La bibliografía calderoniana se extiende a varios millares de títulos, en varios siglos y muy diversas lenguas y países. Constituye por sí misma, pues, una rama de los estudios de literatura, cuyo reflejo, inclusive miniaturizado, no cabe en las dimensiones de esta reseña. Con este descargo, se intentará, meramente, ofrecer algunas pistas bibliográficas dispersas al lector interesado, principalmente en lo que concierne a la biografía del escritor. Es preciso advertir, en primer término, que la inmensa, difícil y ambigua obra de Calderón, inscrita en unas coordenadas políticas e ideológicas muy especiales, aunque no fuese su incondicional portavoz, ha suscitado con frecuencia irracionales reticencias y rechazos, o acríticos entusiasmos y falsas identificaciones, en lectores y estudiosos.
Más que en otros casos, procede entonces el análisis y neutralización del marco personal y cultural de la “recepción” calderoniana. A la admiración dominante en el siglo XVII, que incluye ediciones europeas de sus obras e influjos e imitaciones, suceden las reservas, reticencias o condenas del clasicismo galo y de la Ilustración.

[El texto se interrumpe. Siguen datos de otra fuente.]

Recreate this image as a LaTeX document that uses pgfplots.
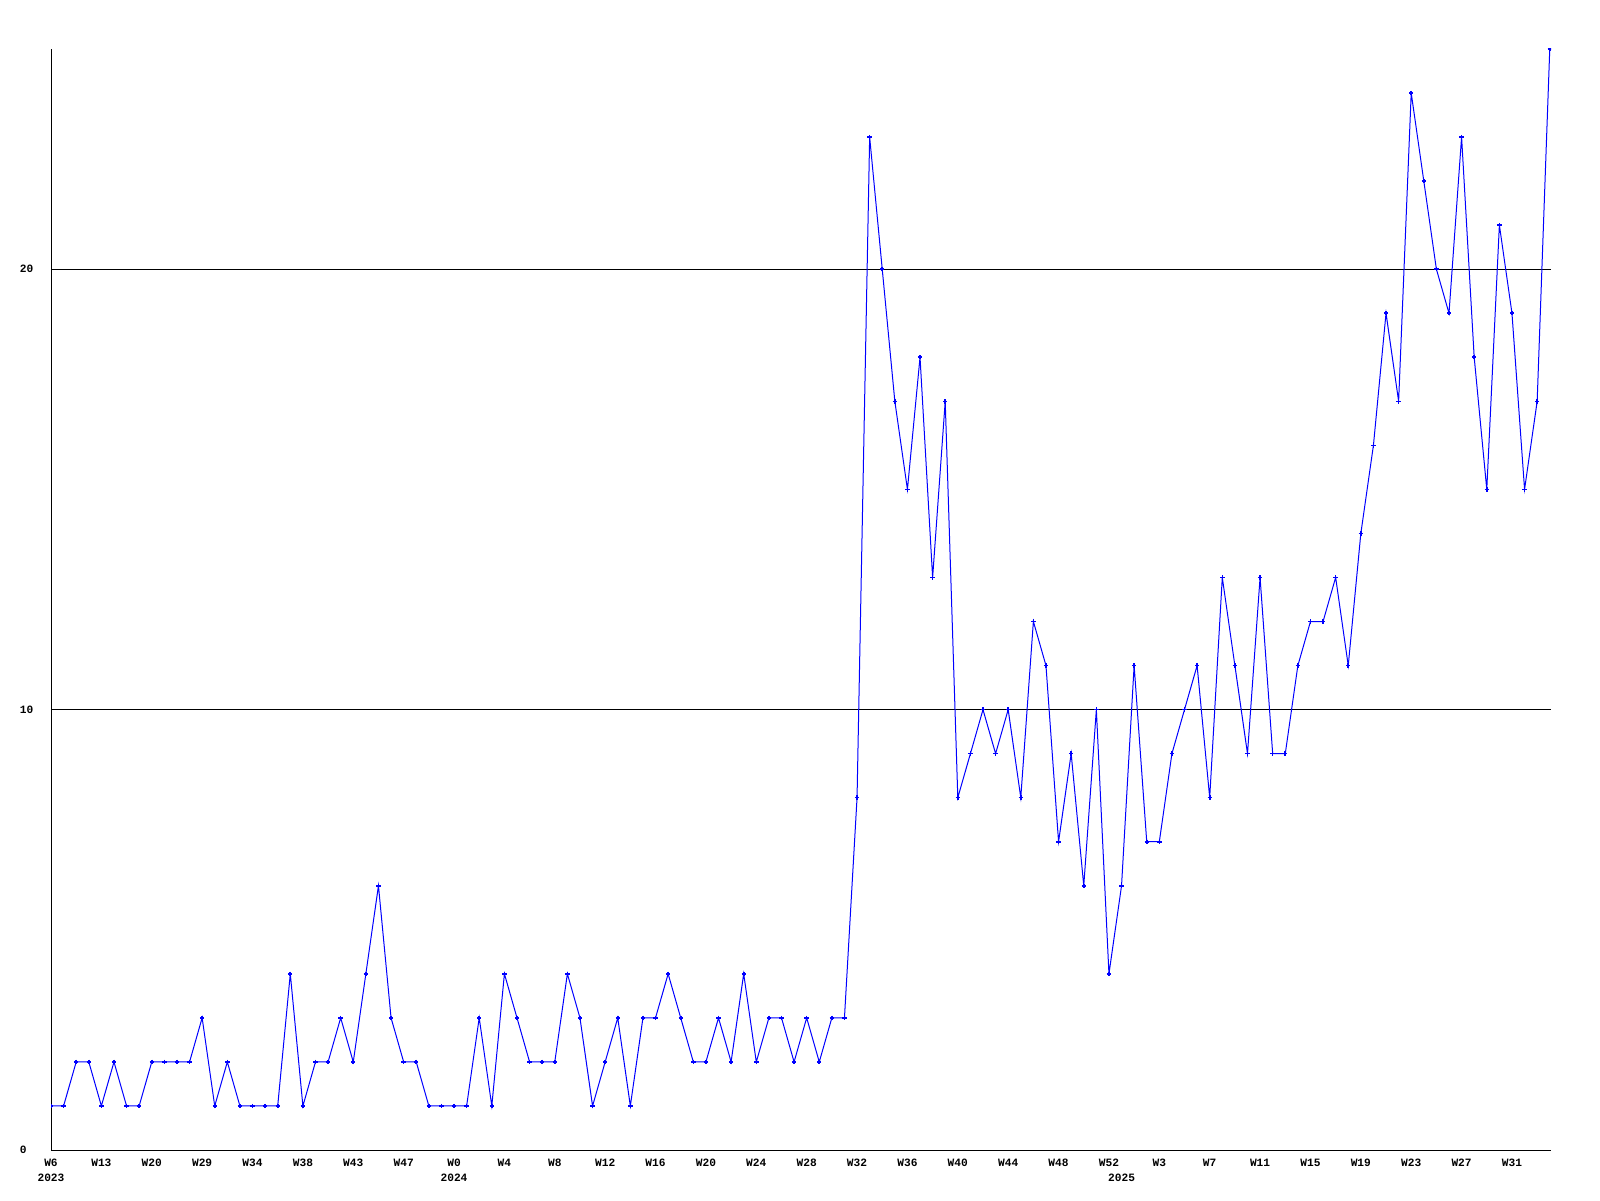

En España, Leandro Fernández de Moratín, en su oficio de censor llega a condenar y “retirar” una buena parte de los títulos de Calderón. Pero desde fines del siglo XVIII, los alemanes, con Goethe a la cabeza, restauran el entusiasmo hacia las creaciones calderonianas, y el Romanticismo simpatiza con ellas.
En el volcánico centenario español de la muerte del poeta, 1881, se produjo la desdichada intervención de Marcelino Menéndez y Pelayo, que quiso hacer de Calderón el portavoz y esencia de los valores más rancios de la sociedad y de la ideología española, consiguiendo, con bastante y lamentable éxito, inculcar en España, a izquierda y a derecha, una imagen irreal del dramaturgo. A partir de 1981, en el tercer centenario del fallecimiento, lo que se ha confirmado en el cuarto del nacimiento, en 2000, se tiende a ver un Calderón menos comprometido y más crítico (José Alcalá-Zamora y Queipo de Llano, en Biografías de la Real Academia de la Historia).